ILE DE CEZEMBRE, France: Every year, thousands of day-trippers make the short boat journey from France’s northern coast to the island of Cezembre, marveling at the spectacular maritime views and flourishing wildlife.
But they better tread carefully and stick to the path, as almost all the island remains perilous due to unexploded munitions from World War II.
Cezembre opened to visits only in 2018, over seven decades after the end of World War II, after extensive demining efforts allowed the opening of a marked path for visitors.

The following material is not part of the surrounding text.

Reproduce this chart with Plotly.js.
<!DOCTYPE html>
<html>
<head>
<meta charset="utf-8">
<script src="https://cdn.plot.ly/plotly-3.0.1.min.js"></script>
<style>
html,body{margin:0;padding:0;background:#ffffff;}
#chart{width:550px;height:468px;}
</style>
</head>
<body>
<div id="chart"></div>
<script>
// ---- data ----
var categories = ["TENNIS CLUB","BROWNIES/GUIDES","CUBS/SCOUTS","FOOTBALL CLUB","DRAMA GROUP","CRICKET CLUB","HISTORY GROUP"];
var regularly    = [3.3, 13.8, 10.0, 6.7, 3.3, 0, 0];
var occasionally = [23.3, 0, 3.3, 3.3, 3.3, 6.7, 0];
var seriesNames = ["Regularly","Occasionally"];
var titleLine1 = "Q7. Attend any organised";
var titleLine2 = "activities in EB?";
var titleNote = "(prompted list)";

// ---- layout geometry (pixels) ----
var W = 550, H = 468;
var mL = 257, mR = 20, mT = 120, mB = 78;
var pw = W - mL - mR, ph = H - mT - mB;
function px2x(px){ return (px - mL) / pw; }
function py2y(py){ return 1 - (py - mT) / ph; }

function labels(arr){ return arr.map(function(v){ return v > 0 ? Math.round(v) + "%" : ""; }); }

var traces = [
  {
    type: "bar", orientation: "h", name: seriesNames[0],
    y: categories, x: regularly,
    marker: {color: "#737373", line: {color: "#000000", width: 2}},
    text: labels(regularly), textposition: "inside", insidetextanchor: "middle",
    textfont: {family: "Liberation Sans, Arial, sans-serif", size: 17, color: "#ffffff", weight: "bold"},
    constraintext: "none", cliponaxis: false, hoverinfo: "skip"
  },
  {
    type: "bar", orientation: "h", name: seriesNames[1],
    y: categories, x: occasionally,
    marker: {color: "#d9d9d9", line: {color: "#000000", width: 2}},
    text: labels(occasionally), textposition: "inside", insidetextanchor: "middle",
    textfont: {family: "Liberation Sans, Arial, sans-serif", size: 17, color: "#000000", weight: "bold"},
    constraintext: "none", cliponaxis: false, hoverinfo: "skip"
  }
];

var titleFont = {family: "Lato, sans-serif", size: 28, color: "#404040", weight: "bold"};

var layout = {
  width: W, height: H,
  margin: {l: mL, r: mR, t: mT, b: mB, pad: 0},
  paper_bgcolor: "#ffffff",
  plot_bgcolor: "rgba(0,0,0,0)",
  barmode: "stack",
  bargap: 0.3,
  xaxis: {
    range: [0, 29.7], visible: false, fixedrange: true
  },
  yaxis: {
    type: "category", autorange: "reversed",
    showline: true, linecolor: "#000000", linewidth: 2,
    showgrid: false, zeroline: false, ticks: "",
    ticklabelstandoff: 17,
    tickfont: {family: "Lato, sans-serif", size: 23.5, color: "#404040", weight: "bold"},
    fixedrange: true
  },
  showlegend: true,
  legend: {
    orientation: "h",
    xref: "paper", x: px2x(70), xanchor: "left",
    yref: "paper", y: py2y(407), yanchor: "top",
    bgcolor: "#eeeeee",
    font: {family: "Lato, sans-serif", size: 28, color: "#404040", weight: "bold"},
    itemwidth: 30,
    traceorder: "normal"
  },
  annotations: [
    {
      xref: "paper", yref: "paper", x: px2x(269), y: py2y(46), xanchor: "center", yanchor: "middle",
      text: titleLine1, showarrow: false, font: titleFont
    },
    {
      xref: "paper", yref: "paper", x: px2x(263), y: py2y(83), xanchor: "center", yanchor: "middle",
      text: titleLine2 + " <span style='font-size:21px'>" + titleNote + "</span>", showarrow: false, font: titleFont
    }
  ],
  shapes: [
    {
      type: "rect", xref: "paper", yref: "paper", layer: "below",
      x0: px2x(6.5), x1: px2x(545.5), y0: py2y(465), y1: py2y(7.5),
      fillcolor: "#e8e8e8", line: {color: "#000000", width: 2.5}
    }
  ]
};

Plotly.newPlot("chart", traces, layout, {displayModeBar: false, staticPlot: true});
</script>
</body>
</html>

However, the area safe for visitors makes up just three percent of the island, which experts say was the most bombed area of all of World War II in terms of the number of hits per square meter.
“It’s magnificent!” enthused Maryse Wilmart, a 60-year-old visitor from the southwestern town of La Rochelle, contemplating the sandy beach with turquoise waters and looking out to the ramparts of the port city of Saint-Malo beyond.

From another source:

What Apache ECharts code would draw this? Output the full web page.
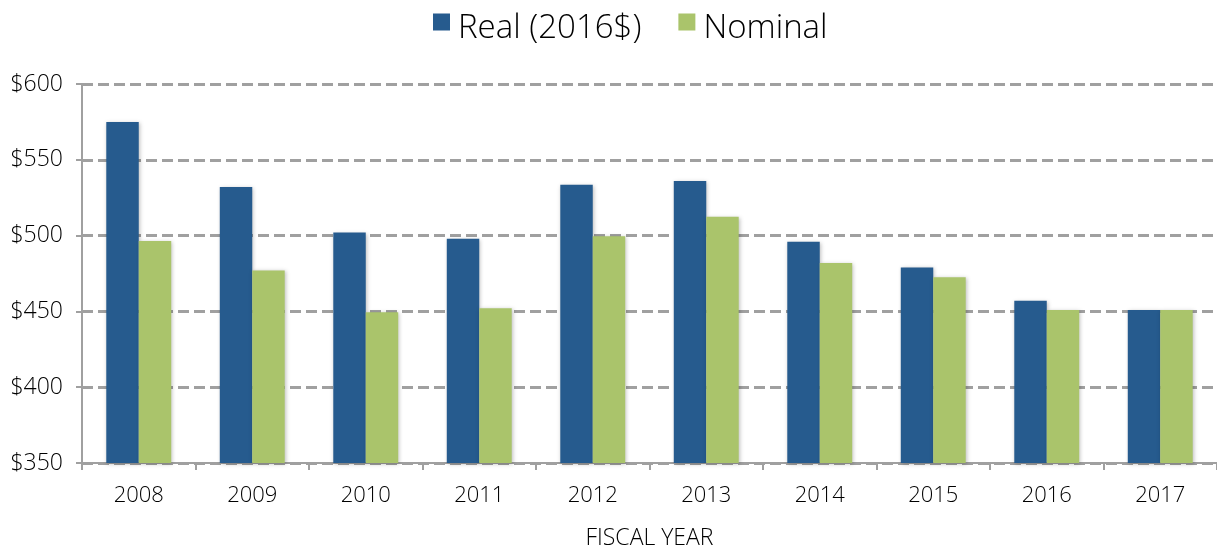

“But when you see all that behind us… Can you even imagine what happened here?” she asked, pointing to the barbed wire and signs warning “Danger! Ground not cleared beyond the fences!”
A visitor needs to go back 80 years to understand what happened on this usually uninhabited rocky outcrop.

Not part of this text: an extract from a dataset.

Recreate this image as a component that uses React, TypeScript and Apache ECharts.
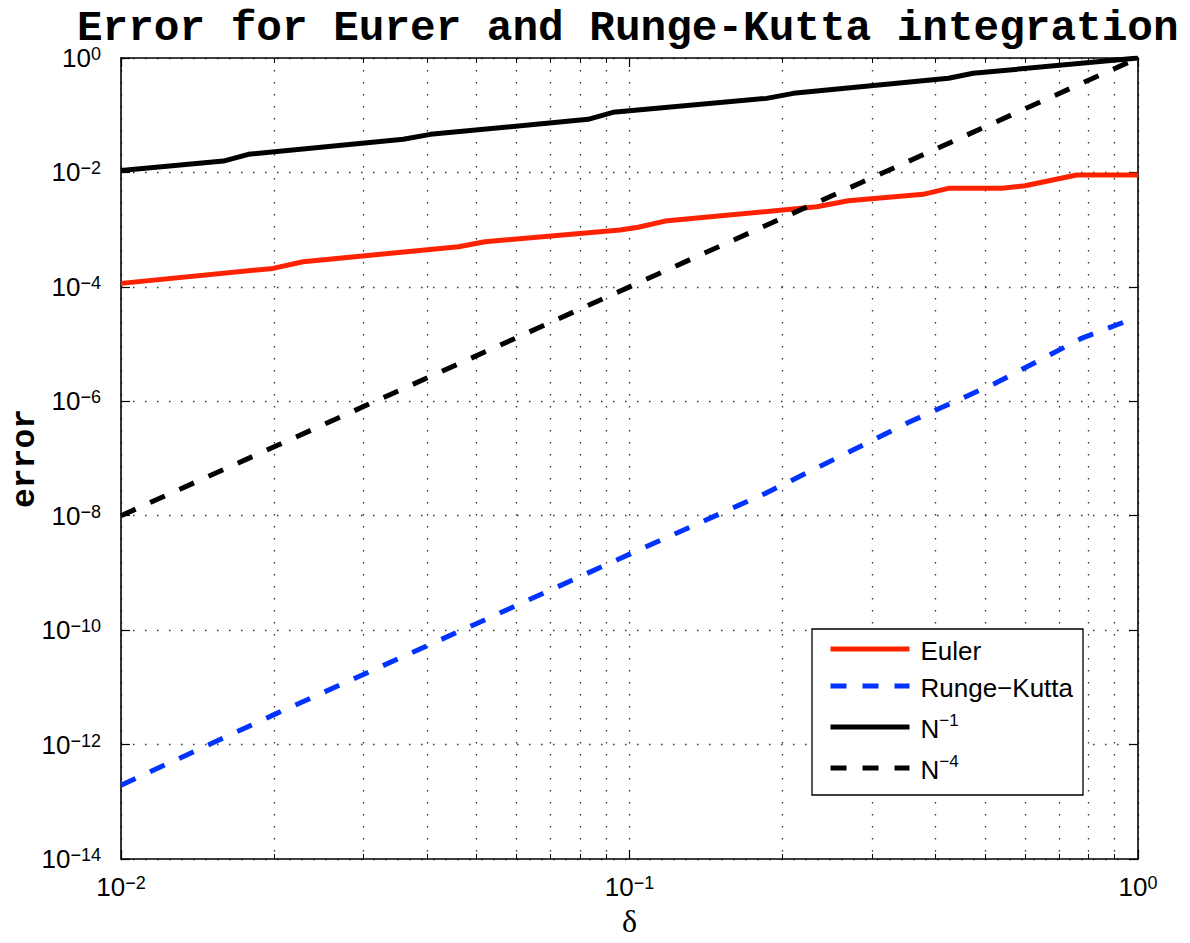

In 1942, the occupying Nazi German army seized the strategically important island and installed bunkers and artillery pieces.
On August 17, 1944, Saint-Malo was liberated by the Americans but the Nazi commander of Cezembre, leading some 400 men, refused to surrender.
There then followed a devastating bombardment from the air by the Allies.
“It is said that per square meter it sustained the greatest number of bombardments of all the theaters of operation of World War II,” said Philippe Delacotte, author of the book “The Secrets of the Island of Cezembre”.
“There were between 4,000 and 5,000 bombs dropped”, some of which contained napalm, he said.
On September 2, 1944, the white flag was finally raised and some 350 exhausted men surrendered.
“Some survivors claimed it was like Stalingrad,” Delacotte said. The island was completely devastated, to the extent that its altitude even dropped because of the bombs.
After the war, the island became the property of the French ministry of defense and access was totally closed, with the first demining efforts starting in the 1950s.
It was handed over to a public coastal conservation body, the Conservatoire du Littoral, in 2017.
‘Recolonized and revegetated’
The path of about 800 meters lets visitors wander between rusty cannons and bunkers, with breathtaking views towards Cap Frehel and the Pointe de la Varde.
Since the opening of the path, “there has been no accident” even if “there are always people who want to go beyond the authorized section,” said Jean-Christophe Renais, a coast guard.
Over time, colonies of seabirds have reappeared, including seagulls, cormorants, razorbills and guillemots.
“Biodiversity is doing wonderfully, everything has been recolonised and revegetated, birds have taken back possession of the site,” said Gwenal Hervouet, who manages the site for Conservatoire du Littoral.
“It’s just a joy.”
Because of the focus on restoring wildlife, the trail was partially closed in April “to maximize the chances of success and the flight of peregrine falcon chicks,” said local conservation activist Manon Simonneau.
Some walkers say they hope the trail will be lengthened to allow a complete tour of the island, but according to the Conservatoire there is little chance of this — the cost of further demining would be astronomical, so it is now birds and nature that are the masters of Cezembre.